Effect of Identifier Tokenization on Automatic Source Code Documentation

Author : Dr Sawan Rai

Year : 2022

Publisher : Springer Science and Business Media Deutschland GmbH

Source Title : Arabian Journal for Science and Engineering

Document Type :

Abstract

In software development, source code documents play essential role during program comprehension and software maintenance. Natural language descriptions and identifier names are the main parts of the source code document. Source code document generation spares the working hours of developers. Automatic source code documentation is a rapidly growing research area at the present time. Researchers have proposed various template based, IR based (information retrieval), and learning-based techniques for automatic source code documentation. There is not much work related to preprocessing and its effect on the automatic source code documentation. Tokenization is one of the essential steps in preprocessing.
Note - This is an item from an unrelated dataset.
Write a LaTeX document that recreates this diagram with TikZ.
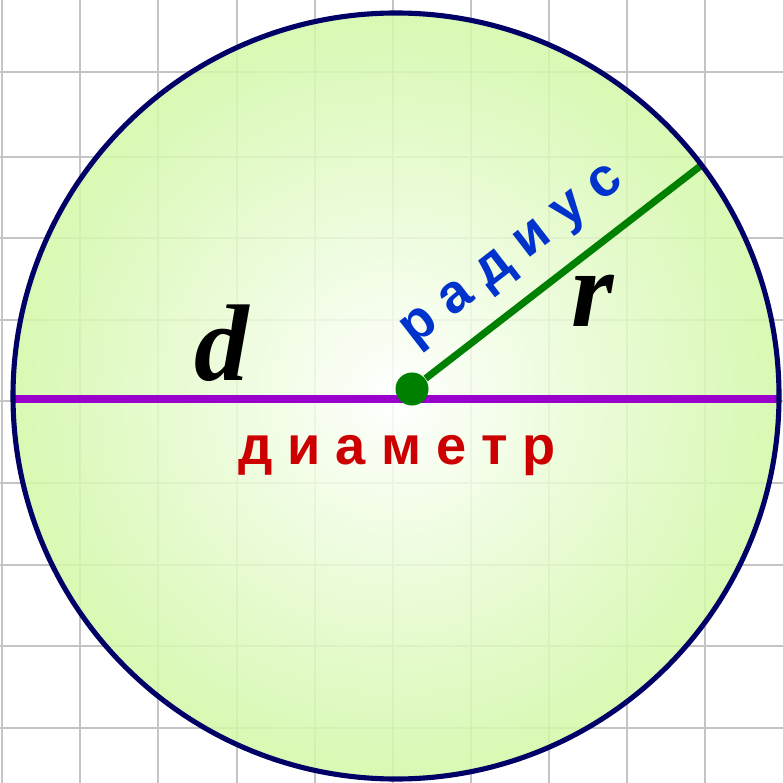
\documentclass[tikz,border=0pt]{standalone}
\usepackage{fontspec}
\setmainfont{Liberation Serif}
\setsansfont{Liberation Sans}
\usetikzlibrary{positioning}
\definecolor{rimblue}{HTML}{000066}
\definecolor{diamviolet}{HTML}{9900CC}
\definecolor{radgreen}{HTML}{008000}
\definecolor{lblred}{HTML}{CC0000}
\definecolor{lblblue}{HTML}{0033CC}
\definecolor{diskgreen}{HTML}{D2F8A6}
\definecolor{gridgray}{HTML}{C4C4C4}

\begin{document}
\begin{tikzpicture}[x=0.01cm, y=-0.01cm]
\tikzstyle{word}=[font=\sffamily\bfseries\fontsize{15.4}{18}\selectfont, inner sep=0pt]
\tikzstyle{letter}=[font=\bfseries\itshape\fontsize{31}{36}\selectfont, inner sep=0pt, text=black]
\tikzstyle{seg}=[line width=2pt]
\useasboundingbox (0,0) rectangle (783,783);
\fill[white] (0,0) rectangle (783,783);
% squared paper
\foreach \x in {2,80,158,237,315,393,471,549,627,705}
  \draw[gridgray, line width=0.6pt] (\x,0) -- (\x,783);
\foreach \y in {72,157,238,320,401,483,565,646,728}
  \draw[gridgray, line width=0.6pt] (0,\y) -- (783,\y);
% disk
\shade[inner color=white, outer color=diskgreen, fill opacity=0.85] (396,396) circle (383);
\coordinate (dl) at (15,399);
\coordinate (dr) at (779,399);
\coordinate (re) at (703,164);
\draw[seg, diamviolet] (dl) -- node[pos=0.27, above=0.14cm, letter] (dlbl) {d}
  node[pos=0.5, below=0.33cm, word, text=lblred] (dword) {д и а м е т р} (dr);
\node[circle, fill=radgreen, minimum size=0.33cm, inner sep=0pt] (ctr) at (412,389) {};
\draw[seg, radgreen] (ctr) -- node[pos=0.41, sloped, above=0.17cm, word, text=lblblue] (rword) {р а д и у с} (re);
\node[letter, anchor=base] (rlbl) at (593,327) {r};
\draw[rimblue, line width=1.45pt] (396,396) circle (383);
\end{tikzpicture}
\end{document}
We found some important flaws in the basic tokenization steps that could affect automatic source code documentation performance. Therefore, we propose an updated tokenization approach to remove the flaws of basic tokenization steps. We performed method name prediction and comment generation studies to analyze the effect of updated tokenization approach. We found that the updated tokenization helped in improving the performance of the automatic source code documentation. Name prediction and comment generation performance improved by more than 2.5% and 3.5%, respectively, in terms of F1 score.